On peut prendre l'exemple du premier statut des Juifs (18 octobre 1940), trop longtemps présenté comme une oeuvre de Vichy (alors qu'il résulte d'un certain nombre d'échanges franco-allemands). Je fais en cette rentrée un tir groupé avec Laurent Joly contre ce préjugé colporté, notamment, par Robert Paxton.
D'une façon générale, le pilotage d'une France occupée pendant quatre ans, suivi de son évacuation ordonnée, dans une situation militaire de plus en plus dégradée, est une besogne des plus délicates, qui requiert le doigté d'un chef.... notamment pour cornaquer l'autre chef, prénommé Philippe. Et très logiquement Hitler paye de sa personne : il rencontre Pétain, Darlan et Laval bien plus fréquemment que n'importe quel autre dirigeant de pays occupé. Dans l'intervalle, il écrit quelques lettres importantes et utilise force intermédiaires, avec lesquels il est en relations personnelles. J'en révèle certains pour la première fois.
Les assassinats de personnalités françaises, que le maréchal se fait fort de protéger, sont un élément important de sa panoplie.
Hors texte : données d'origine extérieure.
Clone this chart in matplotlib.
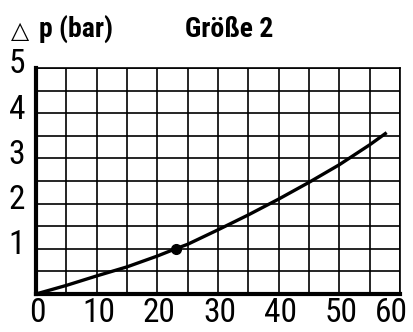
import numpy as np
import matplotlib.pyplot as plt

# pressure drop curve, flow vs delta p
flow = [0, 5, 10, 15, 20, 23, 25, 30, 35, 40, 45, 50, 55, 57.8]
dp = [0, 0.19, 0.40, 0.60, 0.84, 1.0, 1.1, 1.42, 1.75, 2.1, 2.47, 2.86, 3.3, 3.57]
mark_x = [23]
mark_y = [1.0]

xticks = [0, 10, 20, 30, 40, 50, 60]
yticks = [1, 2, 3, 4, 5]

narrow = ['Roboto Condensed', 'Roboto', 'DejaVu Sans']

fig = plt.figure(figsize=(4.14, 3.32), dpi=100)
ax = fig.add_axes([36 / 414, 1 - 294 / 332, 364 / 414, 226 / 332])

ax.set_xlim(0, 60)
ax.set_ylim(0, 5)
ax.set_xticks(np.arange(0, 61, 5))
ax.set_yticks(np.arange(0, 5.01, 0.5))
ax.grid(True, color='black', linewidth=1.2)
ax.set_axisbelow(True)
ax.tick_params(length=0)
ax.set_xticklabels([])
ax.set_yticklabels([])

for s in ['top', 'right']:
    ax.spines[s].set_linewidth(1.2)
for s in ['left', 'bottom']:
    ax.spines[s].set_linewidth(3)

ax.plot(flow, dp, color='black', linewidth=2.4, solid_capstyle='butt', clip_on=False)
ax.plot(mark_x, mark_y, 'o', color='black', markersize=7)

lab = dict(fontsize=24, family=narrow, color='black')
for t in xticks[:-1]:
    ax.text(t + 0.3, -0.06, str(t), ha='center', va='top', **lab)
ax.text(61.3, -0.06, str(xticks[-1]), ha='right', va='top', **lab)
for t in yticks:
    ax.text(-1.8, t + 0.08, str(t), ha='right', va='center', **lab)

fig.text(11 / 414, 1 - 38 / 332, '\u25b3', fontsize=17, va='baseline', ha='left',
         family='DejaVu Sans')
fig.text(39 / 414, 1 - 37 / 332, 'p (bar)', fontsize=20, fontweight='bold',
         family=narrow, va='baseline', ha='left')
fig.text(185 / 414, 1 - 37 / 332, 'Größe 2', fontsize=20, fontweight='bold',
         family=narrow, va='baseline', ha='left')

fig.savefig('out.png', dpi=100)
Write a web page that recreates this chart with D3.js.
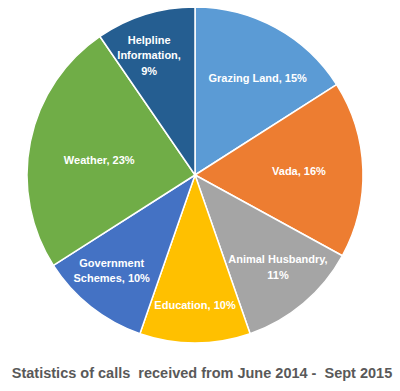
<!DOCTYPE html>
<html>
<head>
<meta charset="utf-8">
<script src="https://cdn.jsdelivr.net/npm/d3@7"></script>
<style>
  html, body { margin: 0; padding: 0; background: #ffffff; }
  svg { display: block; }
  text { font-family: "Liberation Sans", Arial, sans-serif; }
</style>
</head>
<body>
<div id="chart"></div>
<script>
// ---- data ----
const categories = ["Grazing Land", "Vada", "Animal Husbandry", "Education", "Government Schemes", "Weather", "Helpline Information"];
const values = [15, 16, 11, 10, 10, 23, 9];
const labelLines = [
  ["Grazing Land, 15%"],
  ["Vada, 16%"],
  ["Animal Husbandry,", "11%"],
  ["Education, 10%"],
  ["Government", "Schemes, 10%"],
  ["Weather, 23%"],
  ["Helpline", "Information,", "9%"]
];
const colors = ["#5B9BD5", "#ED7D31", "#A5A5A5", "#FFC000", "#4472C4", "#70AD47", "#255E91"];
const title = "Statistics of calls  received from June 2014 -  Sept 2015";

// ---- layout (label placement: radius, angle in degrees clockwise from top) ----
const labelPolar = [
  [115, 33], [104, 88], [124, 138], [130, 180], [127, 221], [97, 279], [128, 339]
];

const W = 400, H = 391;
const cx = 195, cy = 175, R = 168;

const svg = d3.select("#chart").append("svg").attr("width", W).attr("height", H);
const g = svg.append("g").attr("transform", `translate(${cx},${cy})`);

const pie = d3.pie().sort(null).value(d => d)(values);
const arc = d3.arc().innerRadius(0).outerRadius(R);

g.selectAll("path.slice").data(pie).join("path")
  .attr("class", "slice")
  .attr("d", arc)
  .attr("fill", (d, i) => colors[i])
  .attr("stroke", "#ffffff")
  .attr("stroke-width", 1.5)
  .attr("stroke-linejoin", "round");

const lh = 15.5;
const labels = g.selectAll("text.lbl").data(pie).join("text")
  .attr("class", "lbl")
  .attr("text-anchor", "middle")
  .attr("fill", "#ffffff")
  .attr("font-size", 11)
  .attr("font-weight", "bold")
  .attr("transform", (d, i) => {
    const [r, a] = labelPolar[i];
    const t = a * Math.PI / 180;
    return `translate(${r * Math.sin(t)},${-r * Math.cos(t)})`;
  });

labels.each(function(d, i) {
  const lines = labelLines[i];
  const n = lines.length;
  d3.select(this).selectAll("tspan").data(lines).join("tspan")
    .attr("x", 0)
    .attr("y", (l, k) => (k - (n - 1) / 2) * lh)
    .attr("dy", "0.35em")
    .text(l => l);
});

svg.append("text")
  .attr("x", 202)
  .attr("y", 373)
  .attr("dy", "0.35em")
  .attr("text-anchor", "middle")
  .attr("fill", "#595959")
  .attr("font-size", 14.5)
  .attr("font-weight", "bold")
  .style("white-space", "pre")
  .text(title);
</script>
</body>
</html>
Comme l'a résumé un grand historien à la lecture de mon manuscrit : "Hitler garde Pétain sur le feu sans le carboniser".
(...)
"Darnand (ou un de ses sous-fifres) aurait voulu se venger d'un quelconque outrage infligé par Zay lors de leur vie politique d'avant-guerre, et il n'était pas assez idiot pour laisser des traces écrites d'une telle besogne"
Vous me donnez effectivement une superbe leçon de démonstration par l'absence de traces ! Et plus généralement de construction spéculative à plusieurs étages sans aucun étai, plus dangereuse qu'un HLM marseillais ! Mais vous vous situez bien dans la tradition qui fait qu'on n'a jamais cherché d'influence allemande : il y avait effectivement un contentieux entre Zay et l'extrême droite (la fameuse histoire du "torchecul" en particulier) et puisqu'il meurt de la main d'un extrémiste peu à gauche, pourquoi chercher plus loin?
C'est là le mécanisme même des erreurs, qu'elles soient judiciaires ou historiques.
Lui :
Mais votre mauvaise foi n'a aucune limite ! Je vous fais une construction sans preuve, comme la vôtre, afin de vous montrer qu'il y a d'autres explications possibles que celle que vous proposez. Je dis explicitement que c'est de la pure spéculation. Et vous m'accusez, maintenant de défendre cette construction, et de faire je ne sais quel procès à je ne sais qui ? J'arrête là cette discussion : il est inutile de parler avec quelqu'un d'aussi intellectuellement malhonnête.
Moi :
pas de panique !
vous ne la défendez pas, bravo. Presque tout le monde le fait, implicitement ou explicitement, en trouvant logique que "la Milice" ait pris une telle initiative et en ne creusant pas plus loin.